Selain itu, lingkungan juga dapat memiliki makna emosional. Tempat yang tampak buruk dari luar bisa saja mengandung pengalaman hidup, hubungan sosial yang kuat, rasa kebersamaan, atau rasa memiliki (place attachment). Penduduk yang telah lama tinggal mungkin sudah membangun hubungan sosial yang saling mendukung dengan tetangga sekitar. Bell menyebut hal ini sebagai pengaruh “cognitive maps” dan “experience-based meaning”. Lingkungan tidak hanya dipahami sebagai ruang fisik, tetapi sebagai ruang hidup yang berisi kenangan, rutinitas, dan identitas diri. Seseorang mungkin merasa lebih nyaman tinggal di lingkungan yang sederhana namun akrab, dibanding tinggal di lingkungan yang lebih bersih namun asing.

Ada juga kemungkinan bahwa penghuni telah beradaptasi secara psikologis terhadap kondisi lingkungannya. Dalam teori persepsi lingkungan Bell, adaptasi terjadi ketika individu terbiasa dengan stimulus yang sama dalam jangka panjang. Hal yang tampak mengganggu bagi orang luar mungkin tidak lagi dirasakan mengganggu oleh mereka. Persepsi mengenai “kenyamanan” dan “ketidaknyamanan” tidak bersifat mutlak, melainkan dapat berubah sesuai kebiasaan dan pengalaman.

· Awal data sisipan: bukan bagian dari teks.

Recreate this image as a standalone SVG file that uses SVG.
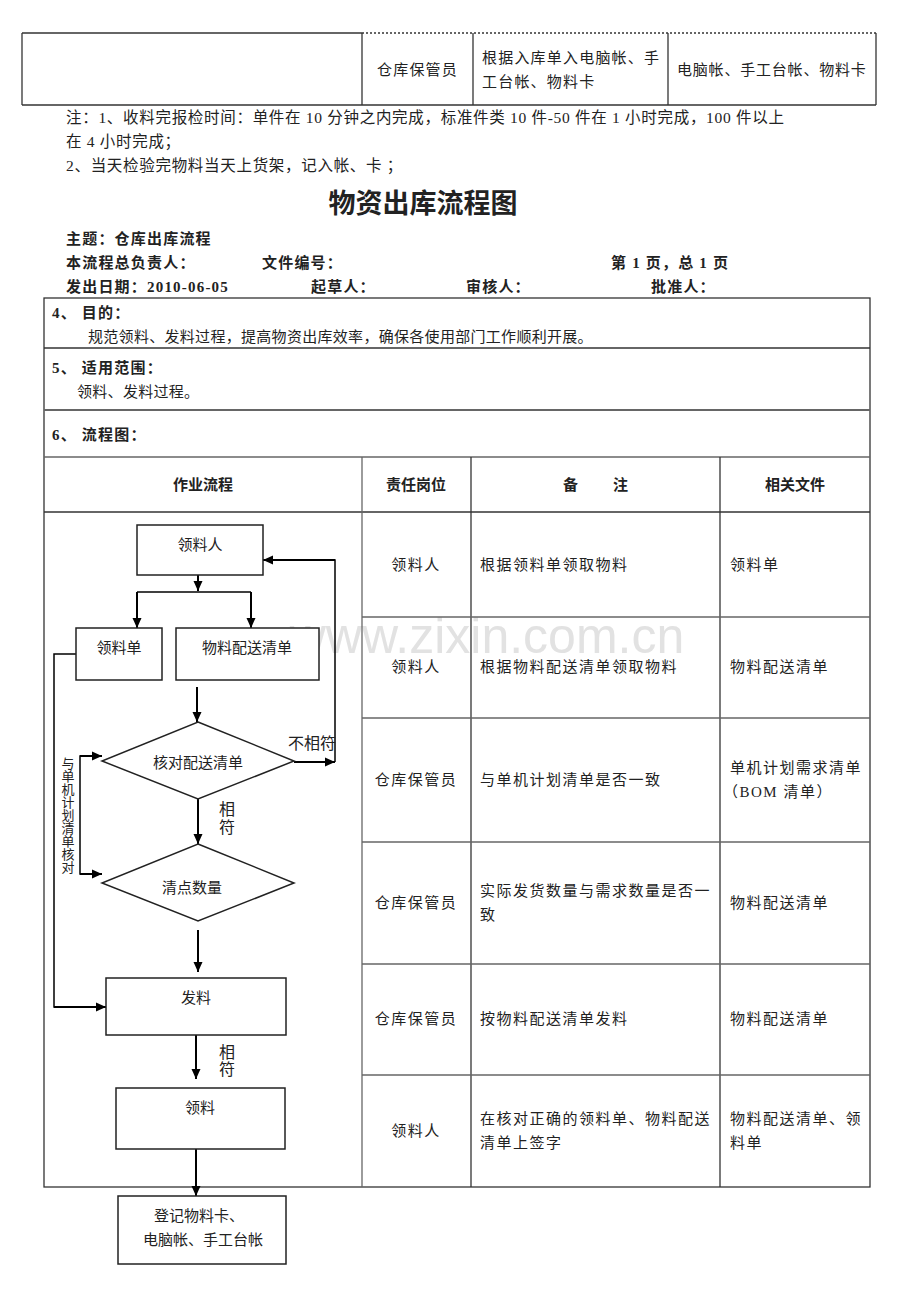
<svg xmlns="http://www.w3.org/2000/svg" width="920" height="1302" viewBox="0 0 920 1302">
<style>
.t{font-family:"Liberation Serif","Noto Sans CJK SC",serif;font-size:15px;fill:#222}
.s{font-family:"Liberation Sans","Noto Sans CJK SC",sans-serif;font-size:15px;fill:#222}
.b{font-weight:bold}
.c{text-anchor:middle}
.ls{letter-spacing:1.5px}
.hd{letter-spacing:1.2px}
.nt{font-size:15.5px;letter-spacing:0.7px}
.ln{stroke:#333;stroke-width:1.3;fill:none}
.lg{stroke:#666;stroke-width:1.3;fill:none}
.box{fill:#fff;stroke:#222;stroke-width:1.5}
.arr{stroke:#000;stroke-width:2;fill:none;marker-end:url(#ah)}
.pl{stroke:#000;stroke-width:1.5;fill:none}
.wm{font-family:"Liberation Sans",Arial,sans-serif;font-size:50px;fill:#e2e2e2}
</style>
<defs>
<marker id="ah" viewBox="0 0 10 10" refX="10" refY="5" markerWidth="10" markerHeight="10" markerUnits="userSpaceOnUse" orient="auto">
<path d="M0,0.5 L10,5 L0,9.5 z" fill="#000"/>
</marker>
</defs>
<rect width="920" height="1302" fill="#fff"/>
<text class="wm" x="487" y="653" text-anchor="middle">www.zixin.com.cn</text>

<g id="top-table">
<line class="ln" x1="22" y1="33" x2="362" y2="33"/>
<line class="ln" x1="362" y1="33" x2="876" y2="33" stroke-dasharray="2,2"/>
<line class="ln" x1="22" y1="105" x2="876" y2="105"/>
<line class="ln" x1="22" y1="33" x2="22" y2="105"/>
<line class="ln" x1="876" y1="33" x2="876" y2="105"/>
<line class="ln" x1="362" y1="33" x2="362" y2="105"/>
<line class="ln" x1="473" y1="33" x2="473" y2="105"/>
<line class="ln" x1="668" y1="33" x2="668" y2="105"/>
<text class="t" x="377" y="75" style="letter-spacing:1.2px">仓库保管员</text>
<text class="t" x="482" y="63" style="letter-spacing:1.2px">根据入库单入电脑帐、手</text>
<text class="t" x="482" y="87" style="letter-spacing:1.2px">工台帐、物料卡</text>
<text class="t" x="677" y="75" style="letter-spacing:0.8px">电脑帐、手工台帐、物料卡</text>
</g>

<g id="notes">
<text class="t nt" x="66" y="123">注：1、收料完报检时间：单件在 10 分钟之内完成，标准件类 10 件-50 件在 1 小时完成，100 件以上</text>
<text class="t nt" x="66" y="147">在 4 小时完成；</text>
<text class="t nt" x="66" y="171">2、当天检验完物料当天上货架，记入帐、卡 ；</text>
</g>

<g id="header">
<text class="t b c" x="423" y="213" style="font-size:27px">物资出库流程图</text>
<text class="t b hd" x="66" y="244">主题：仓库出库流程</text>
<text class="t b hd" x="66" y="268">本流程总负责人：</text>
<text class="t b hd" x="262" y="268">文件编号：</text>
<text class="t b hd" x="611" y="268">第 1 页，总 1 页</text>
<text class="t b hd" x="66" y="292">发出日期：2010-06-05</text>
<text class="t b hd" x="311" y="292">起草人：</text>
<text class="t b hd" x="466" y="292">审核人：</text>
<text class="t b hd" x="651" y="292">批准人：</text>
</g>

<g id="main-table">
<rect class="ln" x="44" y="298" width="826" height="889"/>
<line class="ln" x1="44" y1="348" x2="870" y2="348"/>
<line class="lg" x1="44" y1="410" x2="870" y2="410" style="stroke-width:2"/>
<line class="lg" x1="44" y1="457" x2="870" y2="457"/>
<line class="ln" x1="44" y1="512" x2="870" y2="512"/>
<line class="lg" x1="362" y1="457" x2="362" y2="1187"/>
<line class="ln" x1="471" y1="457" x2="471" y2="1187"/>
<line class="ln" x1="720" y1="457" x2="720" y2="1187"/>
<line class="lg" x1="362" y1="617" x2="870" y2="617"/>
<line class="lg" x1="362" y1="718" x2="870" y2="718"/>
<line class="lg" x1="362" y1="842" x2="870" y2="842"/>
<line class="lg" x1="362" y1="964" x2="870" y2="964"/>
<line class="lg" x1="362" y1="1075" x2="870" y2="1075"/>
<text class="t b hd" x="52" y="318">4、 目的：</text>
<text class="t" x="88" y="342" style="letter-spacing:0.3px">规范领料、发料过程，提高物资出库效率，确保各使用部门工作顺利开展。</text>
<text class="t b hd" x="52" y="373">5、 适用范围：</text>
<text class="t" x="77" y="397" style="letter-spacing:0.3px">领料、发料过程。</text>
<text class="t b hd" x="52" y="440">6、 流程图：</text>
<text class="t b c" x="203" y="490">作业流程</text>
<text class="t b c" x="416" y="490">责任岗位</text>
<text class="t b" x="563" y="490">备</text>
<text class="t b" x="613" y="490">注</text>
<text class="t b c" x="795" y="490">相关文件</text>

<text class="t c ls" x="416" y="570">领料人</text>
<text class="t ls" x="480" y="570">根据领料单领取物料</text>
<text class="t ls" x="730" y="570">领料单</text>

<text class="t c ls" x="416" y="672">领料人</text>
<text class="t ls" x="480" y="672">根据物料配送清单领取物料</text>
<text class="t ls" x="730" y="672">物料配送清单</text>

<text class="t c ls" x="416" y="785">仓库保管员</text>
<text class="t ls" x="480" y="785">与单机计划清单是否一致</text>
<text class="t ls" x="730" y="773">单机计划需求清单</text>
<text class="t ls" x="723" y="797">（BOM 清单）</text>

<text class="t c ls" x="416" y="908">仓库保管员</text>
<text class="t ls" x="480" y="896">实际发货数量与需求数量是否一</text>
<text class="t ls" x="480" y="920">致</text>
<text class="t ls" x="730" y="908">物料配送清单</text>

<text class="t c ls" x="416" y="1024">仓库保管员</text>
<text class="t ls" x="480" y="1024">按物料配送清单发料</text>
<text class="t ls" x="730" y="1024">物料配送清单</text>

<text class="t c ls" x="416" y="1136">领料人</text>
<text class="t ls" x="480" y="1124">在核对正确的领料单、物料配送</text>
<text class="t ls" x="480" y="1148">清单上签字</text>
<text class="t ls" x="730" y="1124">物料配送清单、领</text>
<text class="t ls" x="730" y="1148">料单</text>
</g>

<g id="connectors">
<line class="arr" x1="198" y1="575" x2="198" y2="591"/>
<polyline class="pl" points="137,592 251,592"/>
<line class="arr" x1="137" y1="592" x2="137" y2="628"/>
<line class="arr" x1="251" y1="592" x2="251" y2="628"/>
<polyline class="pl" points="76,654 54,654 54,1007 96,1007"/>
<line class="arr" x1="54" y1="1007" x2="106" y2="1007"/>
<line class="arr" x1="197" y1="687" x2="197" y2="722"/>
<line class="arr" x1="294" y1="762" x2="335" y2="762"/>
<polyline class="pl" points="335,762 335,560 290,560"/>
<line class="arr" x1="335" y1="560" x2="263" y2="560"/>
<polyline class="pl" points="102,756 80,756 80,874 90,874"/>
<line class="arr" x1="80" y1="756" x2="102" y2="756"/>
<line class="arr" x1="80" y1="874" x2="102" y2="874"/>
<line class="arr" x1="198" y1="799" x2="198" y2="844"/>
<line class="arr" x1="198" y1="930" x2="198" y2="972"/>
<line class="arr" x1="196" y1="1035" x2="196" y2="1079"/>
<line class="arr" x1="196" y1="1149" x2="196" y2="1196"/>
<text class="s" x="288" y="749" style="font-size:16px">不相符</text>
<text class="s" x="219" y="815" style="font-size:16px">相</text>
<text class="s" x="219" y="833" style="font-size:16px">符</text>
<text class="s" x="219" y="1058" style="font-size:16px">相</text>
<text class="s" x="219" y="1075" style="font-size:16px">符</text>
<text class="s c" x="68" y="768" style="font-size:13px"><tspan x="68">与</tspan><tspan x="68" dy="13">单</tspan><tspan x="68" dy="13">机</tspan><tspan x="68" dy="13">计</tspan><tspan x="68" dy="13">划</tspan><tspan x="68" dy="13">清</tspan><tspan x="68" dy="13">单</tspan><tspan x="68" dy="13">核</tspan><tspan x="68" dy="13">对</tspan></text>
</g>

<g id="node-lingliaoren">
<rect class="box" x="137" y="525" width="126" height="50"/>
<text class="s c" x="200" y="550">领料人</text>
</g>
<g id="node-lingliaodan">
<rect class="box" x="76" y="628" width="86" height="52"/>
<text class="s c" x="119" y="653">领料单</text>
</g>
<g id="node-peisong">
<rect class="box" x="176" y="628" width="143" height="52"/>
<text class="s c" x="247" y="653">物料配送清单</text>
</g>
<g id="node-hedui">
<polygon class="box" points="198,722 294,761 198,799 102,761"/>
<text class="s c" x="198" y="768">核对配送清单</text>
</g>
<g id="node-qingdian">
<polygon class="box" points="198,844 294,883 198,921 102,883"/>
<text class="s c" x="192" y="893">清点数量</text>
</g>
<g id="node-faliao">
<rect class="box" x="106" y="978" width="180" height="57"/>
<text class="s c" x="196" y="1003">发料</text>
</g>
<g id="node-lingliao">
<rect class="box" x="116" y="1088" width="169" height="61"/>
<text class="s c" x="200" y="1113">领料</text>
</g>
<g id="node-dengji">
<rect class="box" x="118" y="1196" width="168" height="68"/>
<text class="s c" x="199" y="1221">登记物料卡、</text>
<text class="s c" x="203" y="1245">电脑帐、手工台帐</text>
</g>
</svg>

Dengan demikian, keputusan seseorang untuk tinggal di lingkungan yang tampak kumuh bukan semata-mata karena tidak memiliki pilihan, tetapi bisa juga karena lingkungan tersebut telah menjadi bagian dari hidupnya, tempat ia membangun hubungan sosial, mengalami perkembangan hidup, dan menemukan rasa diterima. Lingkungan tidak selalu dinilai dari kecantikan fisiknya, tetapi dari makna yang ia punya bagi penghuninya.

Daftar Pustaka

Bell, P. A., Greene, T. C., Fisher, J. D., & Baum, A. (2001). Environmental Psychology (5th ed.). Harcourt Brace College Publishers.

Patimah, S., Nurhidayah, I., & Rahmawati, T. (2024). Psikologi Lingkungan: Konsep dan Aplikasi dalam Kehidupan Sehari-hari. Yogyakarta: Pustaka Cendekia.

Sarwono, S. W. (1995). Psikologi Lingkungan. Jakarta: Grasindo.